>> begin DATASET EXCERPTS

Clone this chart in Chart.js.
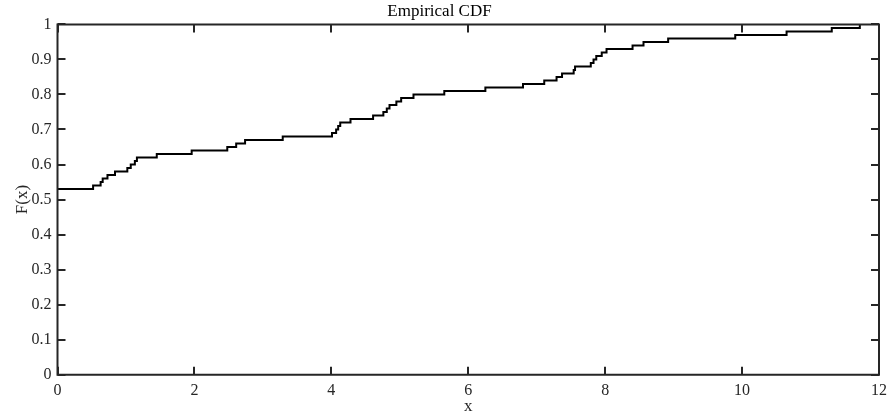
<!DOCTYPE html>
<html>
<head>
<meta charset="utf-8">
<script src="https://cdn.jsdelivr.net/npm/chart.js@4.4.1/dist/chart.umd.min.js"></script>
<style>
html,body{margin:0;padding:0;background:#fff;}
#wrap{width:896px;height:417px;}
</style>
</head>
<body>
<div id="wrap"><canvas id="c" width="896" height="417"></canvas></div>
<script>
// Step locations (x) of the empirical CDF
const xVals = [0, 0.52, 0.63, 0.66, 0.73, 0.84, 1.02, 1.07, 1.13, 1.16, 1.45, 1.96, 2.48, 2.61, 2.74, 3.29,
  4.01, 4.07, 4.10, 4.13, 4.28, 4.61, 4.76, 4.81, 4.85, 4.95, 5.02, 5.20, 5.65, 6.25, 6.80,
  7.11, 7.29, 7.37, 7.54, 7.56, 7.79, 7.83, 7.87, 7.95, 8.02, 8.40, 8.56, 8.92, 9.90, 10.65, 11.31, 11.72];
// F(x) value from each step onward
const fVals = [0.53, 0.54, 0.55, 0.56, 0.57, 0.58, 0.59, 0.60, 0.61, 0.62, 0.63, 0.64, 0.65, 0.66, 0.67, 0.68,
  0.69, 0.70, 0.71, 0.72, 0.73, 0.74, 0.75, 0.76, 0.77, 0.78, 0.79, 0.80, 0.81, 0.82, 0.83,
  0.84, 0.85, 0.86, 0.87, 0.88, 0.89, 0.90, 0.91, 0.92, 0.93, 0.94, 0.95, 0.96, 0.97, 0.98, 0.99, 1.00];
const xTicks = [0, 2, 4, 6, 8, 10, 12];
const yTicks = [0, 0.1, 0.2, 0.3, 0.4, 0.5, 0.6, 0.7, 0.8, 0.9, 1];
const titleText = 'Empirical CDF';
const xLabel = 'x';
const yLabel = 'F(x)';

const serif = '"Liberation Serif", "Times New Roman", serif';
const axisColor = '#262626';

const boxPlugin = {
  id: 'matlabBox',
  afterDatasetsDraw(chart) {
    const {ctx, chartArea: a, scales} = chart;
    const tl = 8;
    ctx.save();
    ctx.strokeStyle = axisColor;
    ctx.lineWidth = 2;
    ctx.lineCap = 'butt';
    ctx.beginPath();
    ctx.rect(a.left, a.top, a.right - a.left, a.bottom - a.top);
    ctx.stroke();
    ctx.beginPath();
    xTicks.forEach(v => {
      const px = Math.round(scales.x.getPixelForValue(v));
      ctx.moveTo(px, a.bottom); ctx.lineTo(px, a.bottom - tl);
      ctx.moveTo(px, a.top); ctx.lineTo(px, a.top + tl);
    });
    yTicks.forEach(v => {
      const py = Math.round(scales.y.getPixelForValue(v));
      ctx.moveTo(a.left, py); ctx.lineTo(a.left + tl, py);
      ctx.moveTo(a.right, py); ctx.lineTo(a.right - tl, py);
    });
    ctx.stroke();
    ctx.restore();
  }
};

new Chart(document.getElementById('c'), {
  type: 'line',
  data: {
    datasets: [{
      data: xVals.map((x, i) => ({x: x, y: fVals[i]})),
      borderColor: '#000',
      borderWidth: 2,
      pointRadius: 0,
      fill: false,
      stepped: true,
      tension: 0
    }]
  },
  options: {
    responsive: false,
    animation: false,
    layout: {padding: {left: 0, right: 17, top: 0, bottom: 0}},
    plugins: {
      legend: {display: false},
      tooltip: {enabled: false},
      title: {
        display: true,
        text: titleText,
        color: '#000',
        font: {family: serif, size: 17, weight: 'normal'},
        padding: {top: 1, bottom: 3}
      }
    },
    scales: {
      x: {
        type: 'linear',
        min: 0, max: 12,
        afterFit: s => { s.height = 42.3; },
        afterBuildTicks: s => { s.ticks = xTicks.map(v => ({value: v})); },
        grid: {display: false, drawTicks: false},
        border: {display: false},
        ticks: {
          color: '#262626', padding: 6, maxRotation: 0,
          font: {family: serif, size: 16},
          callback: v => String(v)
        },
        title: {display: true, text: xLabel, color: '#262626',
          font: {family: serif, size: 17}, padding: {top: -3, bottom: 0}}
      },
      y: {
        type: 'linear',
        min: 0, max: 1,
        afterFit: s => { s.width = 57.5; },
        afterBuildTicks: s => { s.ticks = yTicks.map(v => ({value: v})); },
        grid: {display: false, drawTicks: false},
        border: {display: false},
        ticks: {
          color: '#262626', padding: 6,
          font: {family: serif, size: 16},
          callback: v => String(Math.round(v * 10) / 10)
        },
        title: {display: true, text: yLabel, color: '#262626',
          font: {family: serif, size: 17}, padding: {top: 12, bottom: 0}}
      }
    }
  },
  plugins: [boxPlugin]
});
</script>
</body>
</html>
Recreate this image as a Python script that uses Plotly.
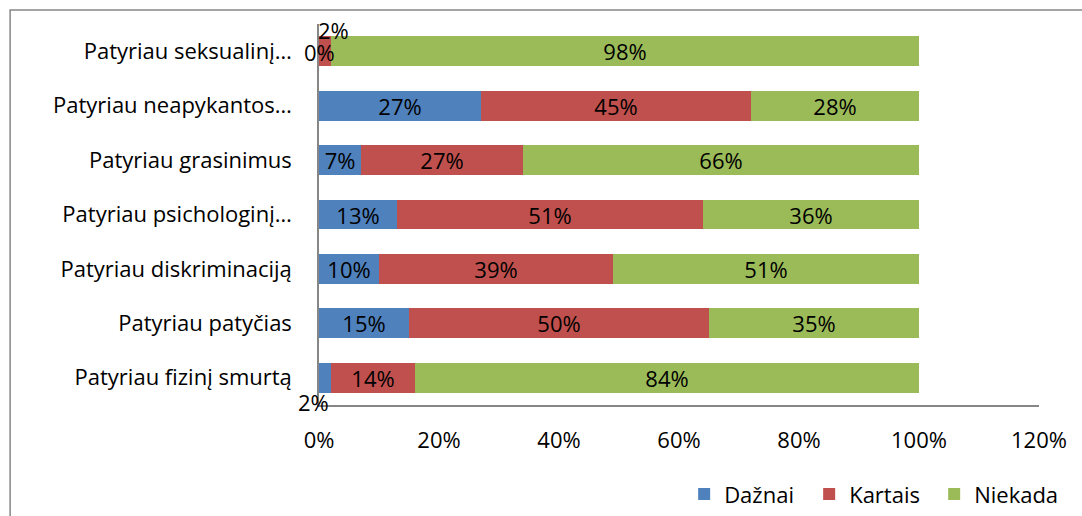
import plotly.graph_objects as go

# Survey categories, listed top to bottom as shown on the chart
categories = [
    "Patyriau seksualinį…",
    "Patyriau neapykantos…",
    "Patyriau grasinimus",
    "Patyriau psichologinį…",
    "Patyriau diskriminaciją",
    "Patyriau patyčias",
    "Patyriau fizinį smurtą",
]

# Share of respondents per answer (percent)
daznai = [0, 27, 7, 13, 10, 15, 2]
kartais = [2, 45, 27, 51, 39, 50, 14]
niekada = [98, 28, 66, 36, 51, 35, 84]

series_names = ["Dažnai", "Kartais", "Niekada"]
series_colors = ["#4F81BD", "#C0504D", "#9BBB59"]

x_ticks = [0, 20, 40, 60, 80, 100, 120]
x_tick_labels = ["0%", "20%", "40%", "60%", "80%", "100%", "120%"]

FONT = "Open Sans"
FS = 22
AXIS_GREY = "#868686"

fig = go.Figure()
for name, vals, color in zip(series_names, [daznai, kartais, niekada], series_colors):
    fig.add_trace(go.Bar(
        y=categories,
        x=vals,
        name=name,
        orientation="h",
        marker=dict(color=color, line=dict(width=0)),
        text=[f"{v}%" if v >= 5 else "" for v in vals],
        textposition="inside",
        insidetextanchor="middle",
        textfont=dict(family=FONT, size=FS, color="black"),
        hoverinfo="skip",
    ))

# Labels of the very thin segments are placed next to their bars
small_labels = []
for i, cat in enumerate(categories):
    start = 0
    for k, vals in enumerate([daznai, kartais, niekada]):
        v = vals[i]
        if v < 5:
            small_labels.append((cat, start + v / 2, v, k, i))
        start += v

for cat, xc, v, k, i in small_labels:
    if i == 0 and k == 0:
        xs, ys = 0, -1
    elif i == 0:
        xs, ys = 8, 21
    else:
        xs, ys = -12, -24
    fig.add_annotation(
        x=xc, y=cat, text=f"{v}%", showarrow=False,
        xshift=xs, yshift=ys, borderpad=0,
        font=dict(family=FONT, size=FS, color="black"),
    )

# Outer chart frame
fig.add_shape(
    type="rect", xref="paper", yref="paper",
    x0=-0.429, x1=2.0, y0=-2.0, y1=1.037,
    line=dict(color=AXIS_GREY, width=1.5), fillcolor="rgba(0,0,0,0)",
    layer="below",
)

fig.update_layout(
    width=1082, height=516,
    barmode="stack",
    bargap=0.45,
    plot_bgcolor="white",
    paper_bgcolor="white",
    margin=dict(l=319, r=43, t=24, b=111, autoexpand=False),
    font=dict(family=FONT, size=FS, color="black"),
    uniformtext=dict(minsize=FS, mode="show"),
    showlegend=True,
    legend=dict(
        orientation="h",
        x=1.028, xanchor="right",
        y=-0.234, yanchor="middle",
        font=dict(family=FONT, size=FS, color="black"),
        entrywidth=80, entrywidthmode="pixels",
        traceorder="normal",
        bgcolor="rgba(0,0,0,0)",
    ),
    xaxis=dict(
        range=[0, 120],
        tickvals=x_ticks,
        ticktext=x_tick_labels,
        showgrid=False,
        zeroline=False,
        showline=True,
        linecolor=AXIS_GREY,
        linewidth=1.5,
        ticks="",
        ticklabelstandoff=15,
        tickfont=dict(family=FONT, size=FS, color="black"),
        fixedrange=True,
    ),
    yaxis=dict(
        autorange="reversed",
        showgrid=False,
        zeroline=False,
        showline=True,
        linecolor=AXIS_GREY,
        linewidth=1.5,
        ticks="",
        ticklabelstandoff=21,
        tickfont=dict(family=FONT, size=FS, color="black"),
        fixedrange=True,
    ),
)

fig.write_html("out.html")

>> end DATASET EXCERPTS

WHAT YOU NEED TO DO
Set down again, exactly, the lines of the material above from its first line to the one with "const yLabel = 'F(x)';", inclusive. Leave the pictures out.

THE REPLY
Clone this chart in Chart.js.
<!DOCTYPE html>
<html>
<head>
<meta charset="utf-8">
<script src="https://cdn.jsdelivr.net/npm/chart.js@4.4.1/dist/chart.umd.min.js"></script>
<style>
html,body{margin:0;padding:0;background:#fff;}
#wrap{width:896px;height:417px;}
</style>
</head>
<body>
<div id="wrap"><canvas id="c" width="896" height="417"></canvas></div>
<script>
// Step locations (x) of the empirical CDF
const xVals = [0, 0.52, 0.63, 0.66, 0.73, 0.84, 1.02, 1.07, 1.13, 1.16, 1.45, 1.96, 2.48, 2.61, 2.74, 3.29,
  4.01, 4.07, 4.10, 4.13, 4.28, 4.61, 4.76, 4.81, 4.85, 4.95, 5.02, 5.20, 5.65, 6.25, 6.80,
  7.11, 7.29, 7.37, 7.54, 7.56, 7.79, 7.83, 7.87, 7.95, 8.02, 8.40, 8.56, 8.92, 9.90, 10.65, 11.31, 11.72];
// F(x) value from each step onward
const fVals = [0.53, 0.54, 0.55, 0.56, 0.57, 0.58, 0.59, 0.60, 0.61, 0.62, 0.63, 0.64, 0.65, 0.66, 0.67, 0.68,
  0.69, 0.70, 0.71, 0.72, 0.73, 0.74, 0.75, 0.76, 0.77, 0.78, 0.79, 0.80, 0.81, 0.82, 0.83,
  0.84, 0.85, 0.86, 0.87, 0.88, 0.89, 0.90, 0.91, 0.92, 0.93, 0.94, 0.95, 0.96, 0.97, 0.98, 0.99, 1.00];
const xTicks = [0, 2, 4, 6, 8, 10, 12];
const yTicks = [0, 0.1, 0.2, 0.3, 0.4, 0.5, 0.6, 0.7, 0.8, 0.9, 1];
const titleText = 'Empirical CDF';
const xLabel = 'x';
const yLabel = 'F(x)';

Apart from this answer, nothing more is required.